An 1875 map of Boone County clearly separates Boone, on the main Chicago & North Western railroad line, from Boonesboro, on a spur line to coal mines. This was a problem. Quoting from the 1914 History of Boone County, Vol. 1:
The citizens of Boonesboro failed to comply with the requirements of the railroad company, and the result was that the road ran down Honey Creek to the Des Moines River, thus leaving Boonesboro out in the cold. This caused great excitement in Boonesboro, and the friends of the town throughout the county listened to their wails with feelings of sympathy. Although the first courthouse had only been built eight years, the people of Boonesboro at this early date wanted a new courthouse built on the public square. The railroad company had laid out the Town of Boone, a mile and a half east of Boonesboro, and the people of the latter town became very uneasy lest the new town should in some way secure the removal of the county seat.
A courthouse was built in 1865, and residents thought this meant Boonesboro’s future was secure, “regardless of any rival town which the railroad might build up.” They were wrong.

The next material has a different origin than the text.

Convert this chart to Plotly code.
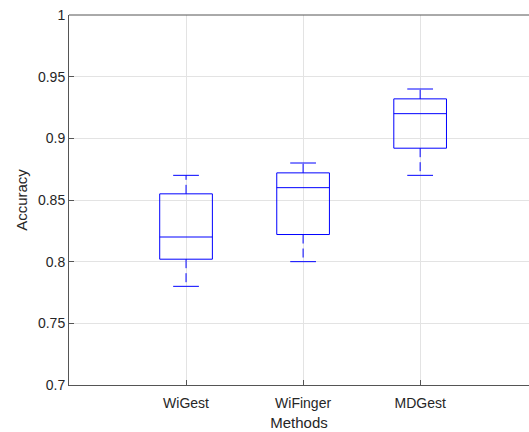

On March 21, 1887, Boone annexed Boonesboro and seized county seat status. When it came time to build a new courthouse, the Boonesboro neighborhood successfully stopped the county from buying a new site. The present courthouse was built in 1916 and opened in 1917.
Chewing up Clover Hills
West Des Moines’ early growth came at the expense of one incorporated place.
Clover Hills was in the area around 12th Street and Grand Avenue. In 1948, residents of the Penrod Place subdivision sued to be severed from Clover Hills and be annexed by West Des Moines because the former was not providing adequate municipal services. Two years later, the town voted to dissolve, and West Des Moines annexed it.

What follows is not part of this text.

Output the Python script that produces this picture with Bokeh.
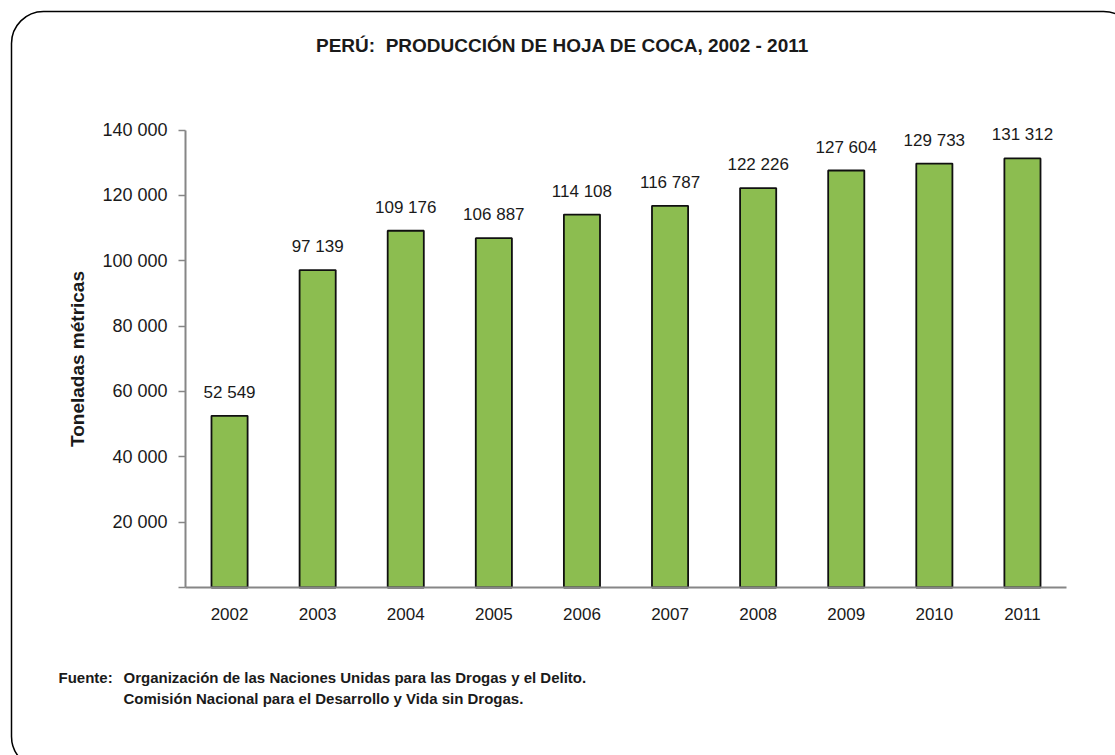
from bokeh.plotting import figure
from bokeh.models import (ColumnDataSource, Range1d, FixedTicker,
                          LabelSet, Label, BoxAnnotation)
from bokeh.core.properties import value
from bokeh.embed import file_html
from bokeh.resources import INLINE

# ---- data ----
years = ["2002", "2003", "2004", "2005", "2006", "2007", "2008", "2009", "2010", "2011"]
production = [52549, 97139, 109176, 106887, 114108, 116787, 122226, 127604, 129733, 131312]
y_ticks = [0, 20000, 40000, 60000, 80000, 100000, 120000, 140000]
y_tick_labels = ["", "20 000", "40 000", "60 000", "80 000", "100 000", "120 000", "140 000"]
title_text = "PERÚ:\u00a0 PRODUCCIÓN DE HOJA DE COCA, 2002 - 2011"
y_title = "Toneladas métricas"
source_label = "Fuente:"
source_lines = ["Organización de las Naciones Unidas para las Drogas y el Delito.",
                "Comisión Nacional para el Desarrollo y Vida sin Drogas."]

FONT = "Liberation Sans"
TXT = "#1a1a1a"
AXIS = "#868686"
W, H = 1115, 755

# plot-area placement on the canvas (pixels)
PL, PR, PT, PB = 185, 1066, 129.5, 587
n = len(years)
px_per_x = (PR - PL) / n
px_per_y = (PB - PT) / y_ticks[-1]
x_lo = -PL / px_per_x
x_hi = n + (W - PR) / px_per_x
y_lo = -(H - PB) / px_per_y
y_hi = y_ticks[-1] + PT / px_per_y

xpos = [i + 0.5 for i in range(n)]
labels = [f"{v:,}".replace(",", " ") for v in production]
src = ColumnDataSource(dict(x=xpos, value=production, label=labels))

p = figure(width=W, height=H,
           x_range=Range1d(x_lo, x_hi), y_range=Range1d(y_lo, y_hi),
           output_backend="svg", toolbar_location=None, min_border=0)
p.title.text = ""
p.outline_line_color = None
p.xgrid.grid_line_color = None
p.ygrid.grid_line_color = None
p.background_fill_color = "white"
p.border_fill_color = "white"

p.vbar(x="x", top="value", width=0.41, source=src,
       fill_color="#8CBD50", line_color="#101010", line_width=1.8)

p.add_layout(LabelSet(x="x", y="value", text="label", source=src,
                      text_align="center", text_baseline="alphabetic", y_offset=18,
                      text_font=value(FONT), text_font_size=value("17px"),
                      text_color=value(TXT)))

# axes
xa = p.xaxis[0]
xa.fixed_location = 0
xa.bounds = (0, n)
xa.ticker = FixedTicker(ticks=xpos)
xa.major_label_overrides = {x: y for x, y in zip(xpos, years)}
xa.axis_line_color = AXIS
xa.axis_line_width = 2
xa.major_tick_line_color = None
xa.minor_tick_line_color = None
xa.major_tick_out = 0
xa.major_label_standoff = 20
xa.major_label_text_font = FONT
xa.major_label_text_font_size = "17px"
xa.major_label_text_color = TXT

ya = p.yaxis[0]
ya.fixed_location = 0
ya.bounds = (y_ticks[0], y_ticks[-1])
ya.ticker = FixedTicker(ticks=y_ticks)
ya.major_label_overrides = {t: l for t, l in zip(y_ticks, y_tick_labels)}
ya.axis_line_color = AXIS
ya.axis_line_width = 2
ya.major_tick_line_color = AXIS
ya.major_tick_line_width = 1.5
ya.major_tick_out = 7
ya.major_tick_in = 0
ya.minor_tick_line_color = None
ya.major_label_standoff = 11
ya.major_label_text_font = FONT
ya.major_label_text_font_size = "18px"
ya.major_label_text_color = TXT
ya.axis_label = y_title
ya.axis_label_text_font = FONT
ya.axis_label_text_font_style = "bold"
ya.axis_label_text_font_size = "19px"
ya.axis_label_text_color = TXT
ya.axis_label_standoff = 11

# texts (screen units: from canvas bottom-left)
p.add_layout(Label(x=562, y=H - 45, x_units="screen", y_units="screen",
                   text=title_text, text_align="center", text_baseline="alphabetic",
                   text_font=FONT, text_font_style="bold", text_font_size="19px",
                   text_color=TXT))

p.add_layout(Label(x=58, y=H - 677, x_units="screen", y_units="screen",
                   text=source_label, text_baseline="alphabetic",
                   text_font=FONT, text_font_style="bold", text_font_size="15px",
                   text_color=TXT))
for i, line in enumerate(source_lines):
    p.add_layout(Label(x=123, y=H - 677 - 21 * i, x_units="screen", y_units="screen",
                       text=line, text_baseline="alphabetic",
                       text_font=FONT, text_font_style="bold", text_font_size="15px",
                       text_color=TXT))

# rounded outer frame
p.add_layout(BoxAnnotation(left=11, right=1135, top=H - 11, bottom=H - 768,
                           left_units="screen", right_units="screen",
                           top_units="screen", bottom_units="screen",
                           fill_alpha=0, line_color="black", line_width=1.5,
                           line_alpha=1, border_radius=32, level="overlay",
                           editable=False))

open("out.html", "w").write(file_html(p, INLINE))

“The specific case of Clover Hills may never be of historic importance to West Des Moines, but will be added evidence that West Des Moines no longer can be considered the swaggering little ‘railroad town’ it was at birth,” Des Moines Register columnist Walt Shotwell wrote April 2, 1950.

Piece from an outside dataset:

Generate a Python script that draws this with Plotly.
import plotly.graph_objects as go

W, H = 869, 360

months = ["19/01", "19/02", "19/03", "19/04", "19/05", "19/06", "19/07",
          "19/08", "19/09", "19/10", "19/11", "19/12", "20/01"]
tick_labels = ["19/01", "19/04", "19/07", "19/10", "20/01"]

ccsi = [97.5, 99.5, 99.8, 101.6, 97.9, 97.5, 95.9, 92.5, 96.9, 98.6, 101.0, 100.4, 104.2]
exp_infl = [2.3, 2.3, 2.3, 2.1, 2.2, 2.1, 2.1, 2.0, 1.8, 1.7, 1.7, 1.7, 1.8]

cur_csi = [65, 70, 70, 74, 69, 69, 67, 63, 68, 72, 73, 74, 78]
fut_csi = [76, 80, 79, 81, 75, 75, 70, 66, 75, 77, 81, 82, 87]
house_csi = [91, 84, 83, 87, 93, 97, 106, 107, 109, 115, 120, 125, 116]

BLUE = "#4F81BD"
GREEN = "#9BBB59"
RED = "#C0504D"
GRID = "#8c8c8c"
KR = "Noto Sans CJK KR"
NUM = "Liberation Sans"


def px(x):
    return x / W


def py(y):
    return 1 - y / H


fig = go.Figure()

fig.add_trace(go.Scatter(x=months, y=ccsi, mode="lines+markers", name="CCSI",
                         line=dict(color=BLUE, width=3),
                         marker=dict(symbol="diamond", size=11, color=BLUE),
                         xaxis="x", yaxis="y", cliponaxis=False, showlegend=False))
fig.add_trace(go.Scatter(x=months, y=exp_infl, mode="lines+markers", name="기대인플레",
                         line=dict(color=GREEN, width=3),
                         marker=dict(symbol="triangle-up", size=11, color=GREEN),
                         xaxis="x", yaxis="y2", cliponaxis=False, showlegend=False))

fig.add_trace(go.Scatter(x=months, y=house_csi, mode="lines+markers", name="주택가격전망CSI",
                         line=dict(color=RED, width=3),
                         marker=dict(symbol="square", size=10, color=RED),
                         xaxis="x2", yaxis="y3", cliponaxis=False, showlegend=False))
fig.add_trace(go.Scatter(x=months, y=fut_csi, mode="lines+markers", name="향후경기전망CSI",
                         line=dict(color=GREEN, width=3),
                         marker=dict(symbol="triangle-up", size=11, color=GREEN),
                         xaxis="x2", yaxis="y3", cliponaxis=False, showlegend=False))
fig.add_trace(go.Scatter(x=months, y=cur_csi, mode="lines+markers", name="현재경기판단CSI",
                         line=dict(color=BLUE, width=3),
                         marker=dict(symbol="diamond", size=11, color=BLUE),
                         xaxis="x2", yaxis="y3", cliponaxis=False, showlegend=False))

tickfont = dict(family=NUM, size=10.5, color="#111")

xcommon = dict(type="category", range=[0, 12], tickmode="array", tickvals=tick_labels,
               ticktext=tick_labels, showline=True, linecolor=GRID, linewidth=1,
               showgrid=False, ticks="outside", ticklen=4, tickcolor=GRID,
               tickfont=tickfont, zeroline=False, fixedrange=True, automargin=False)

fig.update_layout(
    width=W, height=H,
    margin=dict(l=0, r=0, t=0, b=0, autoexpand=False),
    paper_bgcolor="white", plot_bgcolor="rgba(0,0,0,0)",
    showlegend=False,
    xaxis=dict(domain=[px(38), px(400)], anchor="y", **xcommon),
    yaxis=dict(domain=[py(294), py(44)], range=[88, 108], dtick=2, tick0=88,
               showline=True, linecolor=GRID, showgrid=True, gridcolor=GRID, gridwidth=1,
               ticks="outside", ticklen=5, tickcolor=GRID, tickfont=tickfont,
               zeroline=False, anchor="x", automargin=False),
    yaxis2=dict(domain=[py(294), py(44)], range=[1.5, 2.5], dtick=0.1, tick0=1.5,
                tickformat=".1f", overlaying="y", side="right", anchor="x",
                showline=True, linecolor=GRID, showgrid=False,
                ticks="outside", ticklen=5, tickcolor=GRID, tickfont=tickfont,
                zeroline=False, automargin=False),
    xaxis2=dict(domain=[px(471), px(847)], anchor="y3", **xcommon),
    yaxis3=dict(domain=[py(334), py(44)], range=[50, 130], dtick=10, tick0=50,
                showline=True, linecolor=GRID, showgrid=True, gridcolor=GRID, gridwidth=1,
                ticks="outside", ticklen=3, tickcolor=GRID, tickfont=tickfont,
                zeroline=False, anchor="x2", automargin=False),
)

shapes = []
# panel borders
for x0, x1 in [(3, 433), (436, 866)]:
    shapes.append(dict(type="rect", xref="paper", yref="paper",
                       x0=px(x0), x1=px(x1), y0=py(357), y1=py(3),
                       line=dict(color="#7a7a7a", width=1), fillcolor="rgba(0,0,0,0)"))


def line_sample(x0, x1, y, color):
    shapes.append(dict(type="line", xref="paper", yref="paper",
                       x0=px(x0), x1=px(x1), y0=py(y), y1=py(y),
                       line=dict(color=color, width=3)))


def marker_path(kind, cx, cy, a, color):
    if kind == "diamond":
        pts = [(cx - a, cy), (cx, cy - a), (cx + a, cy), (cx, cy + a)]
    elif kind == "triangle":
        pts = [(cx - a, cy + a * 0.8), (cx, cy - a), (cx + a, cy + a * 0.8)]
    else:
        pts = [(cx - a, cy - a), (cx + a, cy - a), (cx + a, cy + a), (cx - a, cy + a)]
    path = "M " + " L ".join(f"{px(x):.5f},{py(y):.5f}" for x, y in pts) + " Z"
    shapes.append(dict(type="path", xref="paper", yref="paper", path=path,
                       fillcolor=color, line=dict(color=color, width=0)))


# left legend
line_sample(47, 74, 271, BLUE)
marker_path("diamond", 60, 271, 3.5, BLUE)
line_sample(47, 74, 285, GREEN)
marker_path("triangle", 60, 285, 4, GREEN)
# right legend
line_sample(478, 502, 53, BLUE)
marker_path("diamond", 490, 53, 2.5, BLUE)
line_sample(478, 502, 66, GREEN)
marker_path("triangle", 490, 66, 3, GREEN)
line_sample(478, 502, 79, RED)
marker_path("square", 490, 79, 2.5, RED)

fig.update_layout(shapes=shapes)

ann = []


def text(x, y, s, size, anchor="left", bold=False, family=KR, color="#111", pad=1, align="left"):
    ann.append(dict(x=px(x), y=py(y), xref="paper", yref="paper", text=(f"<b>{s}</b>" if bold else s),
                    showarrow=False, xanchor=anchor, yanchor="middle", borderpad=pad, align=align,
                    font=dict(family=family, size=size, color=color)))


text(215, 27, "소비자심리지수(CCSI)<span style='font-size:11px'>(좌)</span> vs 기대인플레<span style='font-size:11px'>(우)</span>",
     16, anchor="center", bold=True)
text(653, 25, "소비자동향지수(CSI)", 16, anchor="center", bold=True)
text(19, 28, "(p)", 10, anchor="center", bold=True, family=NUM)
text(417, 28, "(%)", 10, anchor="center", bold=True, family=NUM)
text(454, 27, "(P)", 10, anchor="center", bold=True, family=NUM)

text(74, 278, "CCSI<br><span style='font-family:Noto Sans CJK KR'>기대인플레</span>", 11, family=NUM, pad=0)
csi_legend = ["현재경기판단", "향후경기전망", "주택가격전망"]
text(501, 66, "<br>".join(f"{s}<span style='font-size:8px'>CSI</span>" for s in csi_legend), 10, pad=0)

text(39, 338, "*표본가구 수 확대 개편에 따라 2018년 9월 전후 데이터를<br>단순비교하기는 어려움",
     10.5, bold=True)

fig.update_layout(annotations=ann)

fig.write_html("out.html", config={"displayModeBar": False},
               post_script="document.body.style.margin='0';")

A decade later, West Des Moines annexed nearly all of Walnut Township, from University Avenue south to the Raccoon River and west to the county line. The village of Commerce, near the Raccoon, was part of it. Interestingly, the Secretary of State’s Office list of cities includes a line for Commerce with a note that it’s defunct, but the Des Moines Tribune in 1961 said it had never been incorporated, which allowed West Des Moines to add it.
Come together, right now
In November 1954, the towns of West Mitchell and Mitchell merged. Due to the way Iowa Code was structured at the time, West Mitchell officially annexed Mitchell and then renamed itself Mitchell. In 1967, the law was changed so that consolidation was achieved not by one community annexing another, but rather as a merger of equals. A Drake Law Review article from 1969 mentions the law in the larger context of municipality creation and border changes under Iowa Code.
In Marion County, Melcher and Dallas had gone hammer and tongs at each other for decades. In 1976, covering the adjacent cities’ rivalry, the Des Moines Tribune said Dallas contended Melcher owed a $36,875.91 water bill. A decade later, the long argument between neighbors turned into a marriage. Melcher-Dallas, established in 1986, is the only city consolidation since the law changed in 1967.
Unlike Elkhorn, a tiny town in Iowa bordering a big city has a say in its continued existence. There will be no swallowing suburbs here, and opposition in Iowa to consolidation of any sort remains strong.
Huxley recently expanded its city limits so far east that it touches a western extension of Cambridge. Welcome to Huxbridge?